## [Stated exercise]
Leave out every picture, and retype exactly the lines from the line with "Emit a web page" through the line with "const yVariance = '11.87%';", both ends included.

## [The records]
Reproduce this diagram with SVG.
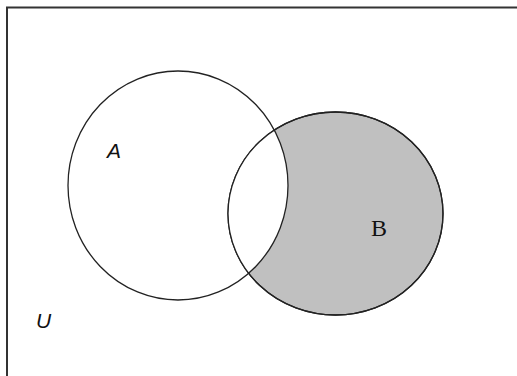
<svg xmlns="http://www.w3.org/2000/svg" width="517" height="376" viewBox="0 0 517 376">
<defs>
<style>
.c{stroke:#222;stroke-width:1.3}
.lab{font-family:"Liberation Sans",Arial,sans-serif;font-style:italic;font-size:21px;fill:#111}
.labB{font-family:"Liberation Serif","Times New Roman",serif;font-size:24px;fill:#111}
</style>
<clipPath id="clipB"><ellipse cx="335.5" cy="213.5" rx="107.5" ry="101.5"/></clipPath>
</defs>
<rect width="517" height="376" fill="#fff"/>
<rect x="7" y="7.5" width="520" height="380" fill="none" stroke="#333" stroke-width="2"/>
<g id="B">
<ellipse class="c" cx="335.5" cy="213.5" rx="107.5" ry="101.5" fill="#c0c0c0"/>
</g>
<g id="A">
<ellipse cx="178" cy="185.5" rx="110" ry="114.5" fill="#fff" clip-path="url(#clipB)"/>
<ellipse class="c" cx="335.5" cy="213.5" rx="107.5" ry="101.5" fill="none"/>
<ellipse class="c" cx="178" cy="185.5" rx="110" ry="114.5" fill="none"/>
</g>
<text class="lab" x="107" y="158">A</text>
<text class="labB" x="371" y="236">B</text>
<text class="lab" x="36" y="328">U</text>
</svg>
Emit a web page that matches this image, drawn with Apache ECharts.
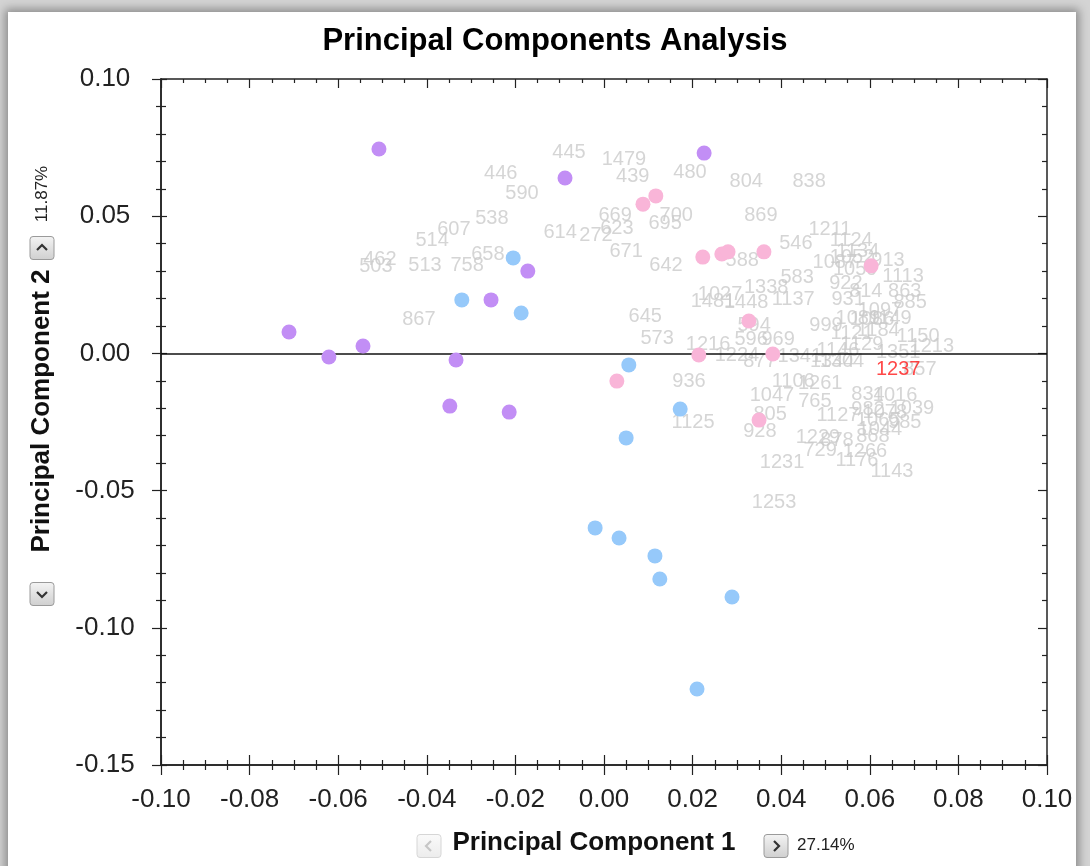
<!DOCTYPE html>
<html>
<head>
<meta charset="utf-8">
<script src="https://cdn.jsdelivr.net/npm/echarts@6/dist/echarts.min.js"></script>
<style>
html,body{margin:0;padding:0;background:#d4d4d4;width:1090px;height:866px;overflow:hidden;}
#panel{position:absolute;left:8px;top:12px;width:1068px;height:900px;background:#fff;box-shadow:0 0 9px 3px rgba(0,0,0,0.35);}
#chart{position:absolute;left:0;top:0;width:1090px;height:866px;}
</style>
</head>
<body>
<div id="panel"></div>
<div id="chart"></div>
<script>
// ---- data ----
const titleText = 'Principal Components Analysis';
const xName = 'Principal Component 1';
const yName = 'Principal Component 2';
const xVariance = '27.14%';
const yVariance = '11.87%';

const purplePts = [
  [-0.0508, 0.0745], [-0.0088, 0.0639], [0.0226, 0.0730], [-0.0172, 0.0300],
  [-0.0255, 0.0195], [-0.0711, 0.0078], [-0.0621, -0.0013], [-0.0544, 0.0027],
  [-0.0334, -0.0024], [-0.0348, -0.0192], [-0.0214, -0.0214]
];
const bluePts = [
  [-0.0205, 0.0348], [-0.0321, 0.0195], [-0.0187, 0.0147], [0.0056, -0.0042],
  [0.0172, -0.0203], [0.0050, -0.0308], [-0.0020, -0.0636], [0.0034, -0.0673],
  [0.0115, -0.0738], [0.0126, -0.0822], [0.0289, -0.0888], [0.0210, -0.1223]
];
const pinkPts = [
  [0.0088, 0.0544], [0.0117, 0.0574], [0.0223, 0.0351], [0.0266, 0.0362],
  [0.0280, 0.0370], [0.0361, 0.0370], [0.0603, 0.0319], [0.0327, 0.0118],
  [0.0214, -0.0006], [0.0381, -0.0002], [0.0029, -0.0101], [0.0350, -0.0243]
];

const labelNames = ['445','1479','446','439','480','804','838','590','538','607','669','700','695','869','614','623','272','671','514','462','503','513','758','658','642','546','1211','1124','588','913','1113','583','1338','1027','1481','1448','1137','863','885','867','645','573','999','1149','1150','1213','594','596','969','1216','1224','936','877','1341','1106','1261','857','1125','1047','765','805','928','1127','834','1016','1039','985','1229','878','868','729','1266','1176','1143','1231','1253',
  '1087','1052','1134','922','814','931','1089','1086','1097','1121','1184','1146','1129','1344','1304','1351','1065','982','1044','1078','1059'];
const labelX = [-0.0079,0.0045,-0.0233,0.0065,0.0194,0.0321,0.0463,-0.0185,-0.0253,-0.0339,0.0025,0.0163,0.0138,0.0354,-0.0099,0.0029,-0.0018,0.0050,-0.0388,-0.0506,-0.0515,-0.0404,-0.0309,-0.0262,0.0140,0.0433,0.0510,0.0558,0.0312,0.0641,0.0675,0.0436,0.0366,0.0262,0.0246,0.0321,0.0427,0.0679,0.0691,-0.0418,0.0093,0.0120,0.0501,0.0646,0.0709,0.0740,0.0339,0.0332,0.0393,0.0235,0.0300,0.0192,0.0352,0.0442,0.0427,0.0488,0.0713,0.0201,0.0379,0.0476,0.0375,0.0352,0.0528,0.0596,0.0657,0.0695,0.0679,0.0483,0.0526,0.0607,0.0488,0.0589,0.0571,0.0650,0.0402,0.0384,
  0.0521,0.0560,0.0573,0.0546,0.0591,0.0551,0.0573,0.0605,0.0623,0.0560,0.0619,0.0528,0.0582,0.0515,0.0537,0.0664,0.0619,0.0596,0.0623,0.0634,0.0567];
const labelY = [0.0734,0.0705,0.0654,0.0643,0.0661,0.0628,0.0628,0.0581,0.0490,0.0450,0.0501,0.0504,0.0472,0.0501,0.0439,0.0457,0.0428,0.0370,0.0410,0.0344,0.0315,0.0319,0.0319,0.0359,0.0322,0.0402,0.0453,0.0410,0.0340,0.0340,0.0282,0.0278,0.0242,0.0213,0.0191,0.0187,0.0195,0.0227,0.0187,0.0122,0.0136,0.0056,0.0100,0.0129,0.0060,0.0027,0.0100,0.0049,0.0049,0.0034,-0.0009,-0.0104,-0.0031,-0.0013,-0.0101,-0.0108,-0.0060,-0.0250,-0.0155,-0.0177,-0.0221,-0.0286,-0.0228,-0.0148,-0.0152,-0.0199,-0.0250,-0.0305,-0.0316,-0.0301,-0.0352,-0.0356,-0.0392,-0.0432,-0.0399,-0.0542,
  0.0333,0.0348,0.0370,0.0253,0.0224,0.0198,0.0129,0.0122,0.0158,0.0074,0.0085,0.0012,0.0031,-0.0031,-0.0031,0.0005,-0.0243,-0.0206,-0.0279,-0.0214,0.0304];
const highlightLabel = { name: '1237', x: 0.0664, y: -0.0060 };

const xTicks = { min: -0.10, max: 0.10, interval: 0.02 };
const yTicks = { min: -0.15, max: 0.10, interval: 0.05 };

// ---- chart ----
const chart = echarts.init(document.getElementById('chart'), null, { renderer: 'canvas' });
const FONT = '"Liberation Sans", Arial, sans-serif';
const axisCol = '#222';

const labelData = labelNames.map((n, i) => ({ name: n, value: [labelX[i], labelY[i]] }));
labelData.push({ name: highlightLabel.name, value: [highlightLabel.x, highlightLabel.y], label: { color: '#ff1a1a' } });

function baseX(extra) {
  return Object.assign({
    type: 'value', min: xTicks.min, max: xTicks.max, interval: xTicks.interval,
    splitLine: { show: false }, axisLabel: { show: false },
    axisLine: { show: true, onZero: false, lineStyle: { color: axisCol, width: 1.5 } },
    axisTick: { show: true, length: 10, lineStyle: { color: axisCol, width: 1.2 } },
    minorTick: { show: true, splitNumber: 4, length: 5, lineStyle: { color: axisCol, width: 1.2 } },
    minorSplitLine: { show: false }
  }, extra);
}
function baseY(extra) {
  return Object.assign({
    type: 'value', min: yTicks.min, max: yTicks.max, interval: yTicks.interval,
    splitLine: { show: false }, axisLabel: { show: false },
    axisLine: { show: true, onZero: false, lineStyle: { color: axisCol, width: 1.5 } },
    axisTick: { show: true, length: 10, lineStyle: { color: axisCol, width: 1.2 } },
    minorTick: { show: true, splitNumber: 5, length: 5, lineStyle: { color: axisCol, width: 1.2 } },
    minorSplitLine: { show: false }
  }, extra);
}

const dotSeries = (data, color) => ({
  type: 'scatter', data: data, symbol: 'circle', symbolSize: 15, z: 5,
  itemStyle: { color: color, opacity: 1 }, emphasis: { disabled: true }, silent: true
});

function button(cx, cy, enabled, dir) {
  const w = 24, h = 23;
  const els = [{
    type: 'rect', x: cx - w / 2, y: cy - h / 2, z: 10, shape: { width: w, height: h, r: 3 },
    style: {
      fill: new echarts.graphic.LinearGradient(0, 0, 0, 1, enabled
        ? [{ offset: 0, color: '#f4f4f4' }, { offset: 1, color: '#cfcfcf' }]
        : [{ offset: 0, color: '#fafafa' }, { offset: 1, color: '#ececec' }]),
      stroke: enabled ? '#9a9a9a' : '#d6d6d6', lineWidth: 1
    }
  }];
  const s = 5;
  let pts;
  if (dir === 'left') pts = [[cx + 2, cy - s], [cx - 3, cy], [cx + 2, cy + s]];
  if (dir === 'right') pts = [[cx - 2, cy - s], [cx + 3, cy], [cx - 2, cy + s]];
  if (dir === 'up') pts = [[cx - s, cy + 2], [cx, cy - 3], [cx + s, cy + 2]];
  if (dir === 'down') pts = [[cx - s, cy - 2], [cx, cy + 3], [cx + s, cy - 2]];
  els.push({ type: 'polyline', z: 11, shape: { points: pts }, style: { stroke: enabled ? '#333' : '#c6c6c6', lineWidth: 2.2, fill: null } });
  return els;
}

chart.setOption({
  animation: false,
  backgroundColor: 'transparent',
  grid: { left: 161, right: 43, top: 79, bottom: 101, containLabel: false },
  xAxis: [
    baseX({ position: 'bottom', axisLabel: { show: true, margin: 22, fontSize: 26, color: '#222', fontFamily: FONT,
      formatter: v => v.toFixed(2) } , axisTick: { show: true, inside: false, length: 10, lineStyle: { color: axisCol, width: 1.2 } } }),
    baseX({ position: 'bottom', axisTick: { show: true, inside: true, length: 10, lineStyle: { color: axisCol, width: 1.2 } } }),
    baseX({ position: 'top', axisTick: { show: true, inside: true, length: 9, lineStyle: { color: axisCol, width: 1.2 } },
      minorTick: { show: true, splitNumber: 4, length: 4, lineStyle: { color: axisCol, width: 1.2 } } })
  ],
  yAxis: [
    baseY({ position: 'left', axisLabel: { show: true, margin: 56, align: 'center', fontSize: 26, color: '#222', fontFamily: FONT,
      formatter: v => v.toFixed(2) }, axisTick: { show: true, inside: false, length: 9, lineStyle: { color: axisCol, width: 1.2 } } }),
    baseY({ position: 'left', axisTick: { show: true, inside: true, length: 6, lineStyle: { color: axisCol, width: 1.2 } } }),
    baseY({ position: 'right', axisTick: { show: true, inside: true, length: 9, lineStyle: { color: axisCol, width: 1.2 } },
      minorTick: { show: true, splitNumber: 5, length: 5, lineStyle: { color: axisCol, width: 1.2 } } })
  ],
  series: [
    {
      type: 'scatter', data: labelData, symbol: 'circle', symbolSize: 1, z: 2, silent: true,
      itemStyle: { color: 'rgba(0,0,0,0)' }, emphasis: { disabled: true },
      label: { show: true, position: 'inside', formatter: '{b}', color: '#cacaca', fontSize: 20, fontFamily: FONT },
      markLine: {
        silent: true, symbol: 'none', label: { show: false },
        lineStyle: { color: '#111', width: 1.5, type: 'solid' },
        data: [{ yAxis: 0 }]
      }
    },
    dotSeries(purplePts, '#c28ef5'),
    dotSeries(bluePts, '#96c9fa'),
    dotSeries(pinkPts, '#f9b5d8')
  ],
  graphic: [].concat(
    [{ type: 'text', x: 555, y: 41, z: 10, style: { text: titleText, font: 'bold 31px ' + FONT, fill: '#000', align: 'center', verticalAlign: 'middle' } }],
    [{ type: 'text', x: 594, y: 843, z: 10, style: { text: xName, font: 'bold 26px ' + FONT, fill: '#111', align: 'center', verticalAlign: 'middle' } }],
    button(429, 846, false, 'left'),
    button(776, 846, true, 'right'),
    [{ type: 'text', x: 797, y: 845, z: 10, style: { text: xVariance, font: '17px ' + FONT, fill: '#222', align: 'left', verticalAlign: 'middle' } }],
    [{ type: 'text', x: 42, y: 411, rotation: Math.PI / 2, z: 10, style: { text: yName, font: 'bold 26px ' + FONT, fill: '#111', align: 'center', verticalAlign: 'middle' } }],
    button(42, 248, true, 'up'),
    button(42, 594, true, 'down'),
    [{ type: 'text', x: 42, y: 194, rotation: Math.PI / 2, z: 10, style: { text: yVariance, font: '17px ' + FONT, fill: '#222', align: 'center', verticalAlign: 'middle' } }]
  )
});
</script>
</body>
</html>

## [Solution]
Emit a web page that matches this image, drawn with Apache ECharts.
<!DOCTYPE html>
<html>
<head>
<meta charset="utf-8">
<script src="https://cdn.jsdelivr.net/npm/echarts@6/dist/echarts.min.js"></script>
<style>
html,body{margin:0;padding:0;background:#d4d4d4;width:1090px;height:866px;overflow:hidden;}
#panel{position:absolute;left:8px;top:12px;width:1068px;height:900px;background:#fff;box-shadow:0 0 9px 3px rgba(0,0,0,0.35);}
#chart{position:absolute;left:0;top:0;width:1090px;height:866px;}
</style>
</head>
<body>
<div id="panel"></div>
<div id="chart"></div>
<script>
// ---- data ----
const titleText = 'Principal Components Analysis';
const xName = 'Principal Component 1';
const yName = 'Principal Component 2';
const xVariance = '27.14%';
const yVariance = '11.87%';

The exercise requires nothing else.